Sue Young Histories

Tsar Nicholas II 1868 – 1918

September 26, 2009

Tsar Nicholas II 1868 – 1918Tsar Nicholas II 1868 – 1918 was the last Emperor of Russia, Grand Duke of Finland, and claimed the title of King of Poland. His official title was Nicholas II, Emperor and Autocrat of All the Russias and he is currently regarded as Saint Nicholas the Passion-Bearer by the Moscow Patriarchate of the Russian Orthodox Church.

Tsar Nicholas II was a patient (http://en.wikipedia.org/wiki/Papus) of Gerard Anaclet Vincent Encausse, as was his wife Tsarina Alexandra, and he was attended by a Tartar homeopath at the end of his life (Elisabeth Heresch, Blood on the snow: eyewitness accounts of the Russian Revolution, (Paragon House, 1 Jul 1990). Page 43).

Tsar Nicholas II granted a plot of land to the St. Petersburg Society of Homeopathic Physicians in 1905 for the building of a sanitorium (Alexander Kotok, M.D., The history of homeopathy in the Russian Empire until World War I, as compared with other European countries and the USA: similarities and discrepancies, (On-line version of the Ph.D. thesis improved and enlarged due to a special grant of the Pierre Schmidt foundation 2001)).

Tsar Nicholas II’s brother in law Nikolai Alexandrovich Kulikovsky was an advocate of homeopathy, as were his ancestors Tsar Alexander I, Tsar Alexander II, Tsar Alexander III, Tsar Nicholas I, and his first cousin George V,

Gerard Anaclet Vincent Encausse visited Russia three times, in 1901, 1905, and 1906, serving Tsar Nicholas II and Tsarina Alexandra both as physician and occult consultant. In October 1905, he allegedly conjured up the spirit of Tsar Alexander III, the Tsar Nicholas II’s father, who prophesied that Tsar Nicholas II would meet his downfall at the hands of revolutionaries.

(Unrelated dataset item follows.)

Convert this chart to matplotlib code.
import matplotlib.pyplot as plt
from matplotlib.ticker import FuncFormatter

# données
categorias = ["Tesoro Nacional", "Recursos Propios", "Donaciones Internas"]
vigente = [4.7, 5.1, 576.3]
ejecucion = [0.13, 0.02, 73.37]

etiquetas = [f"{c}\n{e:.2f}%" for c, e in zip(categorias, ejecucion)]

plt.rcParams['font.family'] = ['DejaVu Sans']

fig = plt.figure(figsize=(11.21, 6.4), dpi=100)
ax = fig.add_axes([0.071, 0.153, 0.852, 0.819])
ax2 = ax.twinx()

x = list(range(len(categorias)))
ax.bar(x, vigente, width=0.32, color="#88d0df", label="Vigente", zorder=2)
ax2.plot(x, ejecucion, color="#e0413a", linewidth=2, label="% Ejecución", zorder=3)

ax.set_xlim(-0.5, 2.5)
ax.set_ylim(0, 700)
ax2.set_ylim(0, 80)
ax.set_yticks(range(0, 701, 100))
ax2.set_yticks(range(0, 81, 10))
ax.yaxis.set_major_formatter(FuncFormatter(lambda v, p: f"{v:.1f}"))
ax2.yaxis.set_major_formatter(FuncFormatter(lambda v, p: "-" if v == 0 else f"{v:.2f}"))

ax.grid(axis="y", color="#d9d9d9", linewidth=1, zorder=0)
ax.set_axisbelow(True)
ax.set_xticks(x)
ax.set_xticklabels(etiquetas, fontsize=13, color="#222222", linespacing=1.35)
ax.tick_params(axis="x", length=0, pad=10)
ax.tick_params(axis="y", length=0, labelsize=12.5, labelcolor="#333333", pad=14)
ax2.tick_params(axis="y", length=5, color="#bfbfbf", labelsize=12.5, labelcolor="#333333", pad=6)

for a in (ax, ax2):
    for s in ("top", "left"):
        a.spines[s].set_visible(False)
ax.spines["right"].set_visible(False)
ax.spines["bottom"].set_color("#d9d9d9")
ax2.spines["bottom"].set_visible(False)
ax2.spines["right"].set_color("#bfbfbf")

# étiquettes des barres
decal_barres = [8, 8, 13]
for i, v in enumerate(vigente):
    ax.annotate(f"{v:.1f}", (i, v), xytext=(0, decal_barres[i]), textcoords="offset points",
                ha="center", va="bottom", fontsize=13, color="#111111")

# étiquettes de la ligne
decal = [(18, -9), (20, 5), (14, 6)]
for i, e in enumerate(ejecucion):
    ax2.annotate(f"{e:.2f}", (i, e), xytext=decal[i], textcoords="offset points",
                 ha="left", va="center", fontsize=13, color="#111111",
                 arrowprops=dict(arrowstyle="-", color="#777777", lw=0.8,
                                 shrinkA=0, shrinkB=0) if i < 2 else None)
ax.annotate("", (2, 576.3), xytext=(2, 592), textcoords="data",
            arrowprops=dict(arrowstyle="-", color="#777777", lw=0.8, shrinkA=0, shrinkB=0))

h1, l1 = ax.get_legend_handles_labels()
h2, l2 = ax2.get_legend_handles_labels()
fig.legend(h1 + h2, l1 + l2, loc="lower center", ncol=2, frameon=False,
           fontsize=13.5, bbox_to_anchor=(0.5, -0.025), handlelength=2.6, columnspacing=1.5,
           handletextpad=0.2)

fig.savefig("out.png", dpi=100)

Gerard Anaclet Vincent Encausse’s followers allege that he informed Tsar Nicholas II that he would be able to magically avert Alexander’s prophesy so long as Encausse was alive: Tsar Nicholas II kept his hold on the throne of Russia until 141 days after Gerard Anaclet Vincent Encausse’s death.

Although Gerard Anaclet Vincent Encausse seems to have served Tsar Nicholas II and Tsarina Alexandra in what was essentially a shamanic capacity, he was later curiously concerned about their heavy reliance on occultism to assist them in deciding questions of government. During their later correspondence, he warned them a number of times against the influence of Rasputin.

From http://en.wikipedia.org/wiki/Nicholas_II_of_Russia Nicholas II ruled from 1894 until his abdication on 15 March 1917. His reign saw Imperial Russia go from being one of the foremost great powers of the world to an economic and military disaster.

Critics nicknamed him Nicholas the Bloody because of the Khodynka Tragedy, Bloody Sunday, and the anti Semitic pogroms that occurred during his reign.

As head of state, he approved the Russian mobilization of August 1914 which marked the first fatal step into World War I and thus into the demise of the Romanov dynasty.

Nicholas II abdicated following the February Revolution of 1917 during which he and his family were imprisoned first in the Alexander Palace at Tsarskoe Selo, then later in the Governor’s Mansion in Tobolsk, and finally at the Ipatiev House in Yekaterinburg.

Nicholas II, his wife, his son, his four daughters, the family’s medical doctor, the Tsar’s Valet, the Empress’ Lady in Waiting and the family’s cook were all killed in the same room by the Bolsheviks on the night of 17 July 1918.

This led to the canonization of Nicholas II, his wife the Empress and their children as martyrs by various groups tied to the Russian Orthodox Church within Russia and, prominently, by the Russian Orthodox Church outside Russia.